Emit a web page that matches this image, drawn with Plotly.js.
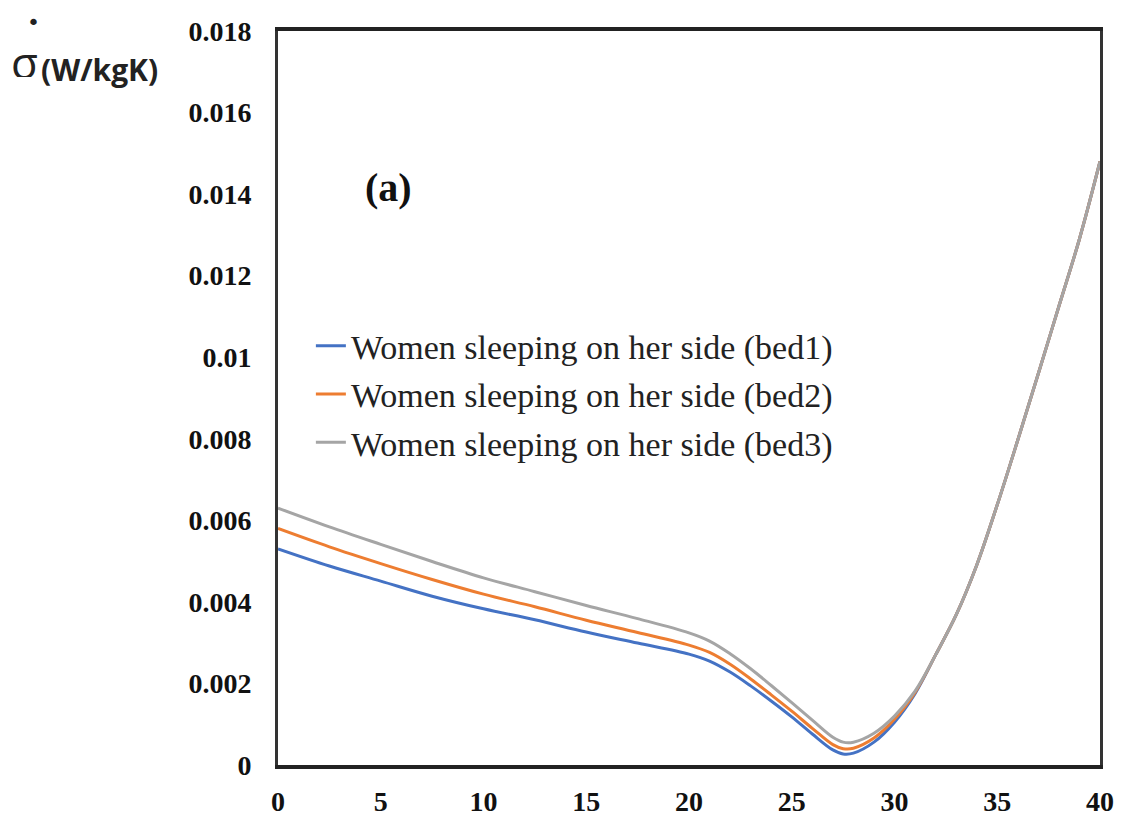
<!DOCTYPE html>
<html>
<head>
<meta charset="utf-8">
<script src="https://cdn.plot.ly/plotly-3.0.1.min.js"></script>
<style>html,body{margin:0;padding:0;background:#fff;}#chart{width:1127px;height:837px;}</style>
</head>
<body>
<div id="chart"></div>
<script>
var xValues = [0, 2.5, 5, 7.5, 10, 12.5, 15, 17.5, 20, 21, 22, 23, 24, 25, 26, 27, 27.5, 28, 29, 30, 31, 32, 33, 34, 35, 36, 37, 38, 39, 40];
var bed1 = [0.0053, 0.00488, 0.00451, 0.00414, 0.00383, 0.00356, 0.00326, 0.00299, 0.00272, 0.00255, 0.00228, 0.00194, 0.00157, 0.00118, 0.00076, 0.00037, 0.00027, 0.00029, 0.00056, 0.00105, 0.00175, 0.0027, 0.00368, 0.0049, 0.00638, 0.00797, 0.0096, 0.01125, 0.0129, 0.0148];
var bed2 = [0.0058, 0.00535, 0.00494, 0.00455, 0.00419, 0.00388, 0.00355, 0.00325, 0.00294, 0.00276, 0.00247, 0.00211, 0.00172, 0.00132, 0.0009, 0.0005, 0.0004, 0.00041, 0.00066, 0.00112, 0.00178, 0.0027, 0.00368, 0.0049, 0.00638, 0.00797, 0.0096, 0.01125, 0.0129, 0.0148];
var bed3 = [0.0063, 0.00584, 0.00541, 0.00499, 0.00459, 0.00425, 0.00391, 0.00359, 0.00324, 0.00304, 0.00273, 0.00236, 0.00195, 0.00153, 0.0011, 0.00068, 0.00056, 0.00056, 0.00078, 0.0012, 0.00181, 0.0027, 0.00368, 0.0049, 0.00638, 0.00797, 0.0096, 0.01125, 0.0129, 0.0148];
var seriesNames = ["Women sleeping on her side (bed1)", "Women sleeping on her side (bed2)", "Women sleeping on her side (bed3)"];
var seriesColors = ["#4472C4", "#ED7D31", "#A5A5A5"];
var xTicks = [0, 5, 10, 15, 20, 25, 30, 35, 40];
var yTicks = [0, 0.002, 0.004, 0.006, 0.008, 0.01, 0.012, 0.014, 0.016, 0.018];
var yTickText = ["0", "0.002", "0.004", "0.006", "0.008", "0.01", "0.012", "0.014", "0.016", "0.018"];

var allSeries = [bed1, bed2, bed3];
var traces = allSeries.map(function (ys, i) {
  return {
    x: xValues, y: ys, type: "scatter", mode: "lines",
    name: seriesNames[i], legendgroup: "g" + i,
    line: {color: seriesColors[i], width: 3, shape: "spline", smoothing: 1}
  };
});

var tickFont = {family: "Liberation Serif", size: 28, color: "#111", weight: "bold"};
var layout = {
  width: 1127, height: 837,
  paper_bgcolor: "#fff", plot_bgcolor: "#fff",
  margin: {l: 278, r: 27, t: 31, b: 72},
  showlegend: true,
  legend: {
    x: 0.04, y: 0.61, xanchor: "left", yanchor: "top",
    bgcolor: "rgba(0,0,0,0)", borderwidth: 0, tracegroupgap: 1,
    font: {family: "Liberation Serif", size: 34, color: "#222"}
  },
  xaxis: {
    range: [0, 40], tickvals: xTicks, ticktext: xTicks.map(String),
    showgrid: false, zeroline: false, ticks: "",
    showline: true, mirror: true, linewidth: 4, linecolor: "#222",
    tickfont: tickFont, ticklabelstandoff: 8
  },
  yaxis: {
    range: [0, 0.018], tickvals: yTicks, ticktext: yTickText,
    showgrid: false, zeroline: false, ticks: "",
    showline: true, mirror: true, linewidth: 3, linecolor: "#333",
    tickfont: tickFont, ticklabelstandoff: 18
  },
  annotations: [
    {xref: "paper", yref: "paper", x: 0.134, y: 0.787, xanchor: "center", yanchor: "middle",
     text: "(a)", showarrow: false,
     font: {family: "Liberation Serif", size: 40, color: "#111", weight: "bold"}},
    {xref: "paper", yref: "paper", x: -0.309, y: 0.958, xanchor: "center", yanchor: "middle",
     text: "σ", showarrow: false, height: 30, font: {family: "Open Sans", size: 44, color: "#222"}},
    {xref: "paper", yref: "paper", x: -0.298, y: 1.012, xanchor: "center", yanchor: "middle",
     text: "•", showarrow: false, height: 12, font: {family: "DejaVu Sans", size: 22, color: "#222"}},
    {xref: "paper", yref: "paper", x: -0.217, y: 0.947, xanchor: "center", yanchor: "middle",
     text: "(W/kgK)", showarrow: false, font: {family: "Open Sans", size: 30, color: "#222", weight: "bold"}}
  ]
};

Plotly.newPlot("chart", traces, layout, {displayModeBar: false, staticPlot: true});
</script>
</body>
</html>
==
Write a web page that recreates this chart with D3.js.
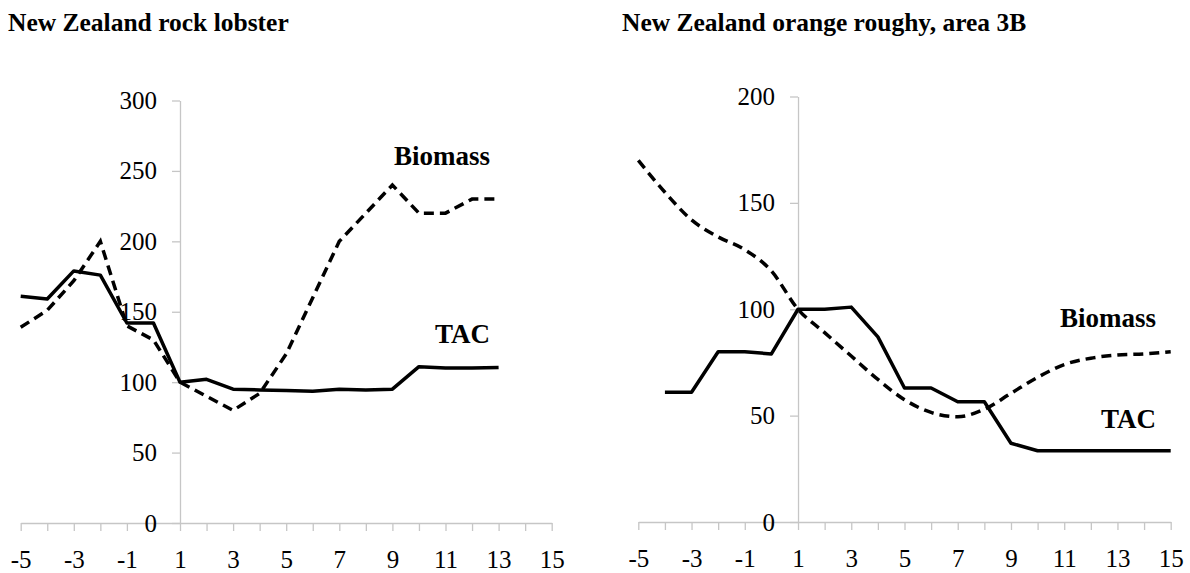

▸ DIRECTIONS FOR THIS TASK
Copy out each line in the listing that has the word "page".

▸ RESPONSE FOR THIS EXERCISE
Emit a web page that matches this image, drawn with Plotly.js.
Write a web page that recreates this chart with D3.js.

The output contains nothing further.